Embora as leis estaduais não estejam sob alçada do governo federal, sua extinção pode afetar um dos principais pilares da política defendida pelo ministro Gilberto Gil: a regionalização da produção, base da implantação do Sistema Nacional de Cultura (SNC) defendido pelo PT em seu programa.
"O financiamento público da cultura é uma das pernas do SNC, e ele não pode ficar apenas no plano federal", diz Paulo Miguez, assessor especial do MinC e braço direito de Gil. Em viagem, o ministro não pôde ser contatado.
Mesmo com o reconhecimento do "impacto negativo" da medida na produção cultural, Miguez é cauteloso ao comentar a proposta em tramitação. "O MinC é solidário com o projeto de reforma tributária enviado ao Congresso", diz. "Mas esse é um dado novo para o ministério." Os prazos são pouco favoráveis. Os esforços do governo voltam-se para a votação das reformas até agosto, na volta do recesso dos congressistas -ou mesmo em julho, caso haja convocação extraordinária. Haveria, desse modo, menos de dois meses para que o quadro se definisse.
Se depender dos secretários de Fazenda, os retoques virão. "Encomendamos um estudo à equipe técnica que assessora os secretários e proporemos alterações ao governo", diz Mascarenhas, referindo-se ao GT47, grupo de trabalho do Confaz. "A continuidade das leis estaduais é uma preocupação dos secretários. Vamos discutir a forma de fazer isso."
E o MinC se engajaria para alterar a proposta? Para Miguez, "qualquer problema no projeto de reforma precisa ser consertado primeiro dentro da área econômica" do governo. "Nenhum outro ministro se empenhará em propor alterações a um projeto que é consensual sem que elas sejam discutidas internamente." A manutenção da situação como é hoje atende a interesses dos governos estaduais.

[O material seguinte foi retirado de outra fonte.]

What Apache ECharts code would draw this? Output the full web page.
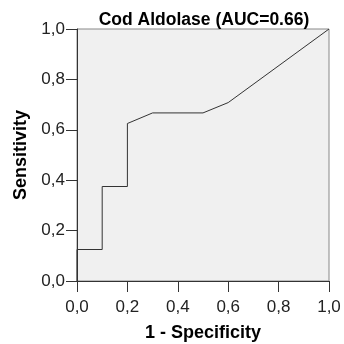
<!DOCTYPE html>
<html><head><meta charset="utf-8">
<script src="https://cdn.jsdelivr.net/npm/echarts@6/dist/echarts.min.js"></script>
<style>html,body{margin:0;padding:0;background:#fff}#c{width:344px;height:344px}</style>
</head><body><div id="c"></div>
<script>
var fpr = [0, 0, 0.1, 0.1, 0.2, 0.2, 0.3, 0.5, 0.6, 1.0];
var tpr = [0, 0.125, 0.125, 0.375, 0.375, 0.625, 0.667, 0.667, 0.708, 1.0];
var titleText = 'Cod Aldolase (AUC=0.66)';
var xName = '1 - Specificity';
var yName = 'Sensitivity';
var pts = fpr.map(function(x, i){ return [x, tpr[i]]; });
var fmt = function(v){ return v.toFixed(1).replace('.', ','); };
var font = '"Liberation Sans", Arial, sans-serif';
var chart = echarts.init(document.getElementById('c'));
chart.setOption({
  animation: false,
  title: { text: titleText, left: 199, textAlign: 'center', top: 6,
    textStyle: { fontFamily: font, fontSize: 17.5, fontWeight: 'bold', color: '#000' } },
  grid: { left: 77, right: 15, top: 29, bottom: 63, show: true, containLabel: false,
    outerBoundsMode: 'none',
    backgroundColor: '#f0f0f0', borderColor: '#888', borderWidth: 1 },
  xAxis: { type: 'value', min: 0, max: 1, interval: 0.2,
    name: xName, nameLocation: 'middle', nameGap: 43,
    nameTextStyle: { fontFamily: font, fontSize: 18, fontWeight: 'bold', color: '#000' },
    axisLine: { lineStyle: { color: '#333' } },
    axisTick: { length: 11, lineStyle: { color: '#333' } },
    axisLabel: { formatter: fmt, fontFamily: font, fontSize: 17, color: '#222', margin: 18 },
    splitLine: { show: false } },
  yAxis: { type: 'value', min: 0, max: 1, interval: 0.2,
    name: yName, nameLocation: 'middle', nameGap: 46,
    nameTextStyle: { fontFamily: font, fontSize: 18, fontWeight: 'bold', color: '#000' },
    axisLine: { lineStyle: { color: '#333' } },
    axisTick: { length: 11, lineStyle: { color: '#333' } },
    axisLabel: { formatter: fmt, fontFamily: font, fontSize: 17, color: '#222', margin: 12 },
    splitLine: { show: false } },
  series: [{ type: 'line', data: pts, symbol: 'none',
    lineStyle: { color: '#333', width: 1 } }]
});
</script></body></html>
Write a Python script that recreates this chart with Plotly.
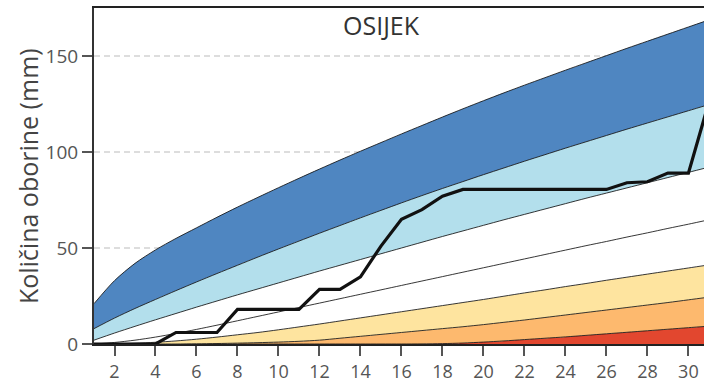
import plotly.graph_objects as go

# Day of month
days = list(range(1, 32))

# Cumulative precipitation climatology bands (mm), from lowest to highest boundary
p_red_top = [0, 0, 0, 0, 0, 0, 0, 0, 0, 0, 0, 0, 0, 0, 0, 0, 0.05, 0.2, 0.5,
             1.0, 1.6, 2.3, 3.0, 3.7, 4.5, 5.3, 6.1, 6.9, 7.7, 8.5, 9.3]
p_orange_top = [0, 0, 0, 0, 0, 0.1, 0.25, 0.45, 0.7, 1.0, 1.4, 2.0, 3.0, 4.0, 5.0,
                6.0, 7.0, 8.0, 9.0, 10.1, 11.3, 12.5, 13.8, 15.1, 16.4, 17.7, 19.0,
                20.3, 21.6, 23.0, 24.4]
p_yellow_top = [0, 0.1, 0.4, 0.9, 1.6, 2.5, 3.6, 4.8, 6.0, 7.4, 8.9, 10.4, 12.0,
                13.6, 15.2, 16.8, 18.4, 20.0, 21.6, 23.2, 24.9, 26.6, 28.2, 29.9,
                31.5, 33.2, 34.8, 36.4, 38.0, 39.6, 41.2]
p_median = [0, 0.8, 2.0, 3.6, 5.5, 7.6, 9.8, 12.1, 14.4, 16.7, 19.0, 21.3, 23.6,
            25.9, 28.2, 30.5, 32.8, 35.1, 37.4, 39.7, 42.0, 44.3, 46.6, 48.9, 51.2,
            53.4, 55.7, 57.9, 60.2, 62.4, 64.7]
p_lightblue_low = [2.0, 5.7, 9.2, 12.6, 15.9, 19.2, 22.4, 25.6, 28.7, 31.8, 34.9,
                   38.0, 41.0, 44.0, 47.0, 50.0, 53.0, 56.0, 58.9, 61.8, 64.7, 67.5,
                   70.3, 73.1, 75.9, 78.6, 81.3, 84.0, 86.7, 89.4, 92.1]
p_darkblue_low = [8.0, 13.5, 18.5, 23.2, 27.8, 32.3, 36.7, 41.0, 45.3, 49.5, 53.6,
                  57.7, 61.7, 65.7, 69.6, 73.5, 77.3, 81.0, 84.6, 88.2, 91.7, 95.2,
                  98.6, 102.0, 105.3, 108.6, 111.9, 115.1, 118.3, 121.5, 124.7]
p_darkblue_top = [21.0, 33.0, 42.0, 49.0, 55.0, 60.5, 66.0, 71.3, 76.4, 81.4, 86.3,
                  91.1, 95.8, 100.4, 104.9, 109.4, 113.8, 118.2, 122.5, 126.7, 130.8,
                  134.8, 138.7, 142.6, 146.4, 150.2, 154.0, 157.7, 161.4, 165.1, 168.8]

# Observed cumulative precipitation (mm)
observed = [0, 0, 0, 0, 6, 6, 6, 18, 18, 18, 18, 28.5, 28.5, 35, 51, 65, 70, 77,
            80.5, 80.5, 80.5, 80.5, 80.5, 80.5, 80.5, 80.5, 84, 84.5, 89, 89, 126]

x_ticks = list(range(2, 31, 2))
y_ticks = [0, 50, 100, 150]

bands = [
    (p_red_top, "#e2472f", "tozeroy"),
    (p_orange_top, "#fdb96e", "tonexty"),
    (p_yellow_top, "#fee49f", "tonexty"),
    (p_median, "#ffffff", "tonexty"),
    (p_lightblue_low, "#ffffff", "tonexty"),
    (p_darkblue_low, "#b3dfec", "tonexty"),
    (p_darkblue_top, "#4f86c1", "tonexty"),
]

fig = go.Figure()
for values, color, fill in bands:
    fig.add_trace(go.Scatter(
        x=days, y=values, mode="lines", fill=fill, fillcolor=color,
        line=dict(color="rgba(20,20,20,0.85)", width=1, shape="spline", smoothing=0.8),
        hoverinfo="skip", showlegend=False,
    ))

fig.add_trace(go.Scatter(
    x=days, y=observed, mode="lines",
    line=dict(color="#111111", width=3.2),
    showlegend=False,
))

font_family = "Open Sans, DejaVu Sans, sans-serif"

fig.update_layout(
    width=704, height=385,
    margin=dict(l=94, r=0, t=8, b=41),
    paper_bgcolor="white", plot_bgcolor="white",
    font=dict(family=font_family, color="#555555"),
    showlegend=False,
    xaxis=dict(
        range=[1, 30.76], tickvals=x_ticks, ticks="outside", ticklen=10,
        tickwidth=2, tickcolor="#555555", tickfont=dict(size=18, color="#555555"),
        showline=True, linecolor="#222222", linewidth=2, mirror=True,
        showgrid=False, zeroline=False, layer="above traces",
    ),
    yaxis=dict(
        range=[0, 175], tickvals=y_ticks, ticks="outside", ticklen=10,
        tickwidth=2, tickcolor="#555555", tickfont=dict(size=19, color="#555555"),
        showline=True, linecolor="#333333", linewidth=2,
        showgrid=True, gridcolor="rgba(215,215,215,0.85)", gridwidth=1.5,
        griddash="6px,4px", zeroline=False, layer="above traces",
    ),
    annotations=[
        dict(text="OSIJEK", xref="paper", yref="paper", x=0.472, y=0.95,
             xanchor="center", yanchor="middle", showarrow=False,
             font=dict(size=25, color="#333333", family=font_family)),
        dict(text="Količina oborine (mm)", xref="paper", yref="paper",
             x=-0.108, y=0.5, xanchor="center", yanchor="middle", textangle=-90,
             showarrow=False, font=dict(size=25, color="#444444", family=font_family)),
    ],
)

fig.write_html("out.html")
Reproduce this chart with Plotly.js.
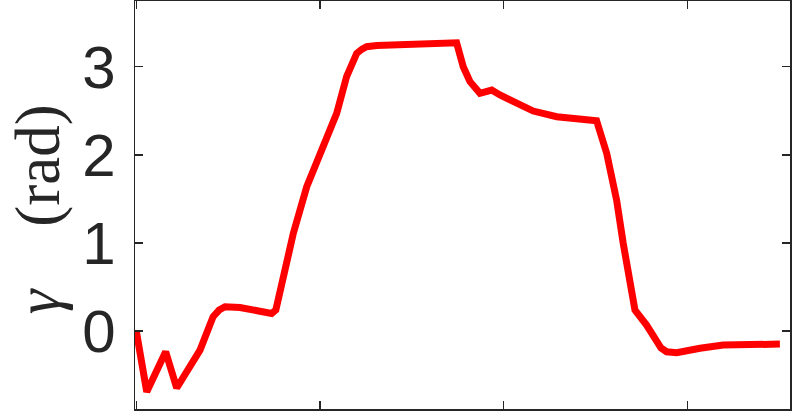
<!DOCTYPE html>
<html>
<head>
<meta charset="utf-8">
<script src="https://cdn.plot.ly/plotly-3.0.1.min.js"></script>
<style>
  html, body { margin: 0; padding: 0; background: #fff; }
  #myDiv { width: 793px; height: 416px; }
</style>
</head>
<body>
<div id="myDiv"></div>
<script>
// time samples
var t = [0, 0.057, 0.160, 0.220, 0.347, 0.418, 0.451, 0.483, 0.565, 0.619,
         0.737, 0.760, 0.855, 0.928, 1.000, 1.054, 1.091, 1.145, 1.172, 1.200,
         1.229, 1.254, 1.309, 1.435, 1.744, 1.780, 1.817, 1.871, 1.935, 1.980,
         2.071, 2.161, 2.289, 2.415, 2.506, 2.561, 2.615, 2.651, 2.688, 2.715,
         2.778, 2.833, 2.857, 2.887, 2.910, 2.942, 3.069, 3.195, 3.504];
// gamma (rad)
var gamma = [0, -0.69, -0.235, -0.647, -0.216, 0.162, 0.238, 0.276, 0.267, 0.244,
             0.20, 0.24, 1.109, 1.638, 2.017, 2.281, 2.471, 2.887, 3.04, 3.152,
             3.20, 3.227, 3.24, 3.254, 3.272, 3.0, 2.83, 2.698, 2.735, 2.679,
             2.585, 2.497, 2.432, 2.403, 2.387, 2.017, 1.487, 0.995, 0.541, 0.238,
             0.068, -0.14, -0.193, -0.235, -0.246, -0.246, -0.196, -0.159, -0.148];
var xticks = [0, 1, 2, 3];
var yticks = [0, 1, 2, 3];

var axcol = '#262626';

var trace = {
    x: t,
    y: gamma,
    type: 'scatter',
    mode: 'lines',
    line: {color: '#ff0000', width: 7},
    showlegend: false
};

var layout = {
    width: 793,
    height: 416,
    margin: {l: 135, r: 3, t: 1, b: 7},
    paper_bgcolor: '#ffffff',
    plot_bgcolor: '#ffffff',
    xaxis: {
        range: [-0.007, 3.559],
        tickvals: xticks,
        showticklabels: false,
        ticks: 'inside',
        ticklen: 8,
        tickwidth: 1.5,
        tickcolor: axcol,
        showline: true,
        linecolor: axcol,
        linewidth: 1.5,
        mirror: 'ticks',
        showgrid: false,
        zeroline: false
    },
    yaxis: {
        range: [-0.885, 3.746],
        tickvals: yticks,
        ticks: 'inside',
        ticklen: 8,
        tickwidth: 1.5,
        tickcolor: axcol,
        ticklabelstandoff: 6,
        tickfont: {family: 'Liberation Sans, Arial, sans-serif', size: 60, color: axcol},
        showline: true,
        linecolor: axcol,
        linewidth: 1.5,
        mirror: 'ticks',
        showgrid: false,
        zeroline: false
    },
    annotations: [{
        // y label, placed by hand as in the figure
        text: '<i>\u03b3</i>\u00a0\u00a0\u00a0\u00a0(rad)',
        font: {family: 'Liberation Serif, Times New Roman, serif', size: 63, color: axcol},
        textangle: -90,
        xref: 'paper',
        yref: 'paper',
        x: -0.204,
        y: 0.49,
        xanchor: 'left',
        yanchor: 'middle',
        showarrow: false
    }]
};

Plotly.newPlot('myDiv', [trace], layout, {staticPlot: true, displayModeBar: false});
</script>
</body>
</html>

A maior parte das leis prevê o uso de um percentual da verba de renúncia do ICMS por órgãos vinculados aos Estados. No caso de Minas Gerais, por exemplo, fundações e institutos ligados ao governo podem consumir até 35% dos recursos anuais. O teto de uso da verba em proveito próprio pelo governo chega a 50% em Estados como Mato Grosso do Sul.
Caso o projeto se mantenha como está, só o Rio deixaria de movimentar cerca de R$ 25 milhões por ano, considerada a previsão para 2003. São Paulo, com mecanismo similar, mas ainda inativo, não veria sua lei em funcionamento -caso parecido com os do Pará, Piauí e Paraná, submetidas a ajustes jurídicos.
Para o relator do projeto na CCJ, deputado Osmar Serraglio (PMDB-PR), a supressão de incentivos baseados em ICMS no projeto visa a "coibir situações de especulação".
Para ele, "se o Estado retirar este tipo de instrumento vai ter que suprir com outro. Não adianta remar contra o vento: criar algo insustentável é rasgar a Constituição." Mas reconhece que as implicações na área cultural passaram despercebidas até o momento. "Ninguém tocou neste assunto."